**** SUPPLIED RECORDS

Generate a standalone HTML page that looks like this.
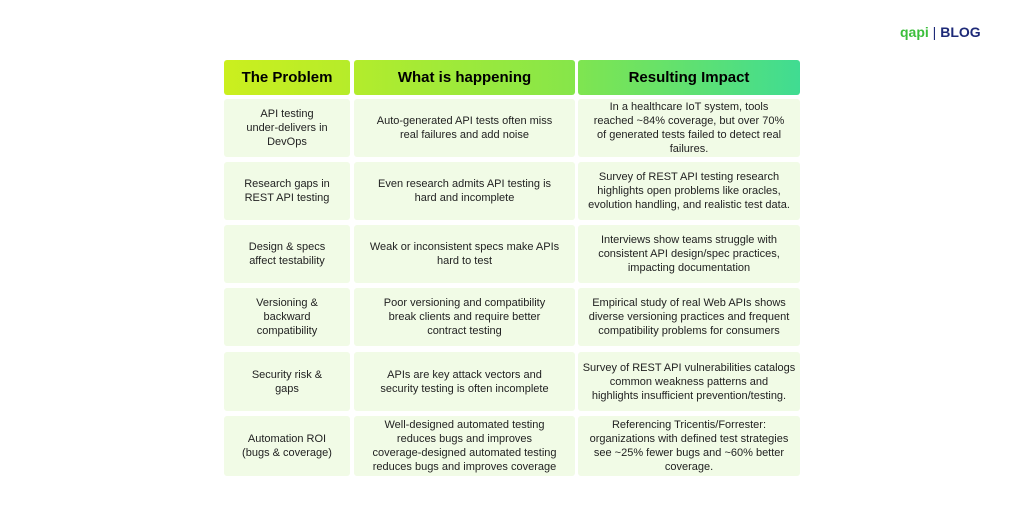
<!DOCTYPE html>
<html><head><style>
body{margin:0;width:1024px;height:522px;background:#fff;position:relative;overflow:hidden;font-family:"Liberation Sans",sans-serif;}
.c{position:absolute;background:#f1fbe6;border-radius:3px;display:flex;align-items:center;justify-content:center;text-align:center;font-size:11px;line-height:14px;color:#222;box-sizing:border-box;padding:0 2px;white-space:nowrap;}
.h{position:absolute;top:60px;height:35px;display:flex;align-items:center;justify-content:center;font-weight:bold;font-size:15px;color:#000;border-radius:3px;}
</style></head><body>
<div style="position:absolute;left:900px;top:24px;font-size:14px;font-weight:bold;color:#1e2a78;"><span style="color:#3bbf3b">qapi</span> <span style="font-weight:normal">|</span> BLOG</div>
<div class="h" style="left:224px;width:126px;background:linear-gradient(90deg,#cbef1e,#b6ec2a)">The Problem</div>
<div class="h" style="left:354px;width:221px;background:linear-gradient(90deg,#b3ec2c,#86e64a)">What is happening</div>
<div class="h" style="left:578px;width:222px;background:linear-gradient(90deg,#7fe550,#40dc92)">Resulting Impact</div>

<div class="c" style="left:224px;top:99px;width:126px;height:58px">API testing<br>under-delivers in<br>DevOps</div>
<div class="c" style="left:354px;top:99px;width:221px;height:58px">Auto-generated API tests often miss<br>real failures and add noise</div>
<div class="c" style="left:578px;top:99px;width:222px;height:58px">In a healthcare IoT system, tools<br>reached ~84% coverage, but over 70%<br>of generated tests failed to detect real<br>failures.</div>

<div class="c" style="left:224px;top:162px;width:126px;height:58px">Research gaps in<br>REST API testing</div>
<div class="c" style="left:354px;top:162px;width:221px;height:58px">Even research admits API testing is<br>hard and incomplete</div>
<div class="c" style="left:578px;top:162px;width:222px;height:58px">Survey of REST API testing research<br>highlights open problems like oracles,<br>evolution handling, and realistic test data.</div>

<div class="c" style="left:224px;top:225px;width:126px;height:58px">Design &amp; specs<br>affect testability</div>
<div class="c" style="left:354px;top:225px;width:221px;height:58px">Weak or inconsistent specs make APIs<br>hard to test</div>
<div class="c" style="left:578px;top:225px;width:222px;height:58px">Interviews show teams struggle with<br>consistent API design/spec practices,<br>impacting documentation</div>

<div class="c" style="left:224px;top:288px;width:126px;height:58px">Versioning &amp;<br>backward<br>compatibility</div>
<div class="c" style="left:354px;top:288px;width:221px;height:58px">Poor versioning and compatibility<br>break clients and require better<br>contract testing</div>
<div class="c" style="left:578px;top:288px;width:222px;height:58px">Empirical study of real Web APIs shows<br>diverse versioning practices and frequent<br>compatibility problems for consumers</div>

<div class="c" style="left:224px;top:352px;width:126px;height:59px">Security risk &amp;<br>gaps</div>
<div class="c" style="left:354px;top:352px;width:221px;height:59px">APIs are key attack vectors and<br>security testing is often incomplete</div>
<div class="c" style="left:578px;top:352px;width:222px;height:59px">Survey of REST API vulnerabilities catalogs<br>common weakness patterns and<br>highlights insufficient prevention/testing.</div>

<div class="c" style="left:224px;top:416px;width:126px;height:60px">Automation ROI<br>(bugs &amp; coverage)</div>
<div class="c" style="left:354px;top:416px;width:221px;height:60px">Well-designed automated testing<br>reduces bugs and improves<br>coverage-designed automated testing<br>reduces bugs and improves coverage</div>
<div class="c" style="left:578px;top:416px;width:222px;height:60px">Referencing Tricentis/Forrester:<br>organizations with defined test strategies<br>see ~25% fewer bugs and ~60% better<br>coverage.</div>
</body></html>
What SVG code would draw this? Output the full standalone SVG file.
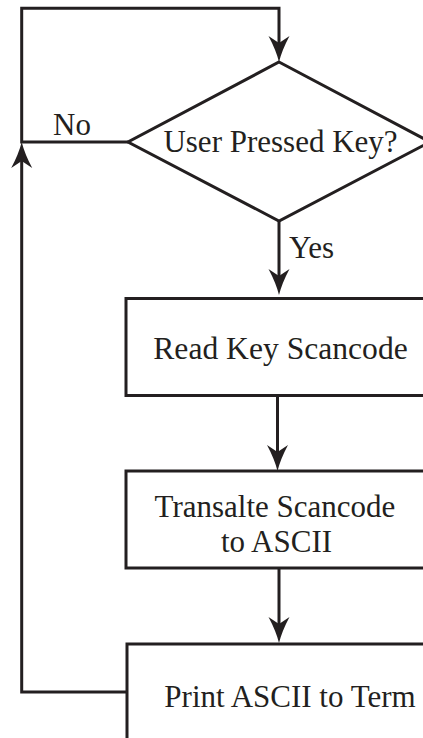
<svg xmlns="http://www.w3.org/2000/svg" width="423" height="738" viewBox="0 0 423 738">
<style>
.ln{fill:none;stroke:#231f20;stroke-width:3;stroke-linejoin:miter}
.nd{fill:#ffffff;stroke:#231f20;stroke-width:3}
.tx{font-family:"Liberation Serif","Times New Roman",serif;font-size:31px;fill:#231f20}
</style>
<defs>
<marker id="ah" markerUnits="userSpaceOnUse" orient="auto" refX="0" refY="0" markerWidth="60" markerHeight="60" overflow="visible">
<path d="M19,0 Q7,-3 -7,-10.5 L0,0 L-7,10.5 Q7,3 19,0 Z" fill="#231f20"/>
</marker>
</defs>
<rect width="423" height="738" fill="#ffffff"/>
<g id="connectors">
<path class="ln" d="M128,142 H21.7 V8.3 H279 V43" marker-end="url(#ah)"/>
<path class="ln" d="M127,692 H21.7 V161" marker-end="url(#ah)"/>
<path class="ln" d="M279,221 V276" marker-end="url(#ah)"/>
<path class="ln" d="M277.5,396 V452" marker-end="url(#ah)"/>
<path class="ln" d="M279,568 V624" marker-end="url(#ah)"/>
<text class="tx" x="53" y="135">No</text>
<text class="tx" x="289" y="258">Yes</text>
</g>
<g id="decision">
<polygon class="nd" points="279,62 430,142 279,221 128,142"/>
<text class="tx" x="280.5" y="151.5" text-anchor="middle">User Pressed Key?</text>
</g>
<g id="read">
<rect class="nd" x="126" y="298.5" width="330" height="97"/>
<text class="tx" x="280.5" y="358.5" text-anchor="middle" style="font-size:31.6px">Read Key Scancode</text>
</g>
<g id="translate">
<rect class="nd" x="126" y="471" width="330" height="97"/>
<text class="tx" text-anchor="middle"><tspan x="275" y="517">Transalte Scancode</tspan><tspan x="276.5" y="552">to ASCII</tspan></text>
</g>
<g id="print">
<rect class="nd" x="127" y="644" width="330" height="120"/>
<text class="tx" x="290" y="706.5" text-anchor="middle">Print ASCII to Term</text>
</g>
</svg>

********

* [SET EXERCISE]
Reproduce every line precisely as given, omitting all pictures.

* [TASK RESULT]
Generate a standalone HTML page that looks like this.
<!DOCTYPE html>
<html><head><style>
body{margin:0;width:1024px;height:522px;background:#fff;position:relative;overflow:hidden;font-family:"Liberation Sans",sans-serif;}
.c{position:absolute;background:#f1fbe6;border-radius:3px;display:flex;align-items:center;justify-content:center;text-align:center;font-size:11px;line-height:14px;color:#222;box-sizing:border-box;padding:0 2px;white-space:nowrap;}
.h{position:absolute;top:60px;height:35px;display:flex;align-items:center;justify-content:center;font-weight:bold;font-size:15px;color:#000;border-radius:3px;}
</style></head><body>
<div style="position:absolute;left:900px;top:24px;font-size:14px;font-weight:bold;color:#1e2a78;"><span style="color:#3bbf3b">qapi</span> <span style="font-weight:normal">|</span> BLOG</div>
<div class="h" style="left:224px;width:126px;background:linear-gradient(90deg,#cbef1e,#b6ec2a)">The Problem</div>
<div class="h" style="left:354px;width:221px;background:linear-gradient(90deg,#b3ec2c,#86e64a)">What is happening</div>
<div class="h" style="left:578px;width:222px;background:linear-gradient(90deg,#7fe550,#40dc92)">Resulting Impact</div>

<div class="c" style="left:224px;top:99px;width:126px;height:58px">API testing<br>under-delivers in<br>DevOps</div>
<div class="c" style="left:354px;top:99px;width:221px;height:58px">Auto-generated API tests often miss<br>real failures and add noise</div>
<div class="c" style="left:578px;top:99px;width:222px;height:58px">In a healthcare IoT system, tools<br>reached ~84% coverage, but over 70%<br>of generated tests failed to detect real<br>failures.</div>

<div class="c" style="left:224px;top:162px;width:126px;height:58px">Research gaps in<br>REST API testing</div>
<div class="c" style="left:354px;top:162px;width:221px;height:58px">Even research admits API testing is<br>hard and incomplete</div>
<div class="c" style="left:578px;top:162px;width:222px;height:58px">Survey of REST API testing research<br>highlights open problems like oracles,<br>evolution handling, and realistic test data.</div>

<div class="c" style="left:224px;top:225px;width:126px;height:58px">Design &amp; specs<br>affect testability</div>
<div class="c" style="left:354px;top:225px;width:221px;height:58px">Weak or inconsistent specs make APIs<br>hard to test</div>
<div class="c" style="left:578px;top:225px;width:222px;height:58px">Interviews show teams struggle with<br>consistent API design/spec practices,<br>impacting documentation</div>

<div class="c" style="left:224px;top:288px;width:126px;height:58px">Versioning &amp;<br>backward<br>compatibility</div>
<div class="c" style="left:354px;top:288px;width:221px;height:58px">Poor versioning and compatibility<br>break clients and require better<br>contract testing</div>
<div class="c" style="left:578px;top:288px;width:222px;height:58px">Empirical study of real Web APIs shows<br>diverse versioning practices and frequent<br>compatibility problems for consumers</div>

<div class="c" style="left:224px;top:352px;width:126px;height:59px">Security risk &amp;<br>gaps</div>
<div class="c" style="left:354px;top:352px;width:221px;height:59px">APIs are key attack vectors and<br>security testing is often incomplete</div>
<div class="c" style="left:578px;top:352px;width:222px;height:59px">Survey of REST API vulnerabilities catalogs<br>common weakness patterns and<br>highlights insufficient prevention/testing.</div>

<div class="c" style="left:224px;top:416px;width:126px;height:60px">Automation ROI<br>(bugs &amp; coverage)</div>
<div class="c" style="left:354px;top:416px;width:221px;height:60px">Well-designed automated testing<br>reduces bugs and improves<br>coverage-designed automated testing<br>reduces bugs and improves coverage</div>
<div class="c" style="left:578px;top:416px;width:222px;height:60px">Referencing Tricentis/Forrester:<br>organizations with defined test strategies<br>see ~25% fewer bugs and ~60% better<br>coverage.</div>
</body></html>
What SVG code would draw this? Output the full standalone SVG file.
<svg xmlns="http://www.w3.org/2000/svg" width="423" height="738" viewBox="0 0 423 738">
<style>
.ln{fill:none;stroke:#231f20;stroke-width:3;stroke-linejoin:miter}
.nd{fill:#ffffff;stroke:#231f20;stroke-width:3}
.tx{font-family:"Liberation Serif","Times New Roman",serif;font-size:31px;fill:#231f20}
</style>
<defs>
<marker id="ah" markerUnits="userSpaceOnUse" orient="auto" refX="0" refY="0" markerWidth="60" markerHeight="60" overflow="visible">
<path d="M19,0 Q7,-3 -7,-10.5 L0,0 L-7,10.5 Q7,3 19,0 Z" fill="#231f20"/>
</marker>
</defs>
<rect width="423" height="738" fill="#ffffff"/>
<g id="connectors">
<path class="ln" d="M128,142 H21.7 V8.3 H279 V43" marker-end="url(#ah)"/>
<path class="ln" d="M127,692 H21.7 V161" marker-end="url(#ah)"/>
<path class="ln" d="M279,221 V276" marker-end="url(#ah)"/>
<path class="ln" d="M277.5,396 V452" marker-end="url(#ah)"/>
<path class="ln" d="M279,568 V624" marker-end="url(#ah)"/>
<text class="tx" x="53" y="135">No</text>
<text class="tx" x="289" y="258">Yes</text>
</g>
<g id="decision">
<polygon class="nd" points="279,62 430,142 279,221 128,142"/>
<text class="tx" x="280.5" y="151.5" text-anchor="middle">User Pressed Key?</text>
</g>
<g id="read">
<rect class="nd" x="126" y="298.5" width="330" height="97"/>
<text class="tx" x="280.5" y="358.5" text-anchor="middle" style="font-size:31.6px">Read Key Scancode</text>
</g>
<g id="translate">
<rect class="nd" x="126" y="471" width="330" height="97"/>
<text class="tx" text-anchor="middle"><tspan x="275" y="517">Transalte Scancode</tspan><tspan x="276.5" y="552">to ASCII</tspan></text>
</g>
<g id="print">
<rect class="nd" x="127" y="644" width="330" height="120"/>
<text class="tx" x="290" y="706.5" text-anchor="middle">Print ASCII to Term</text>
</g>
</svg>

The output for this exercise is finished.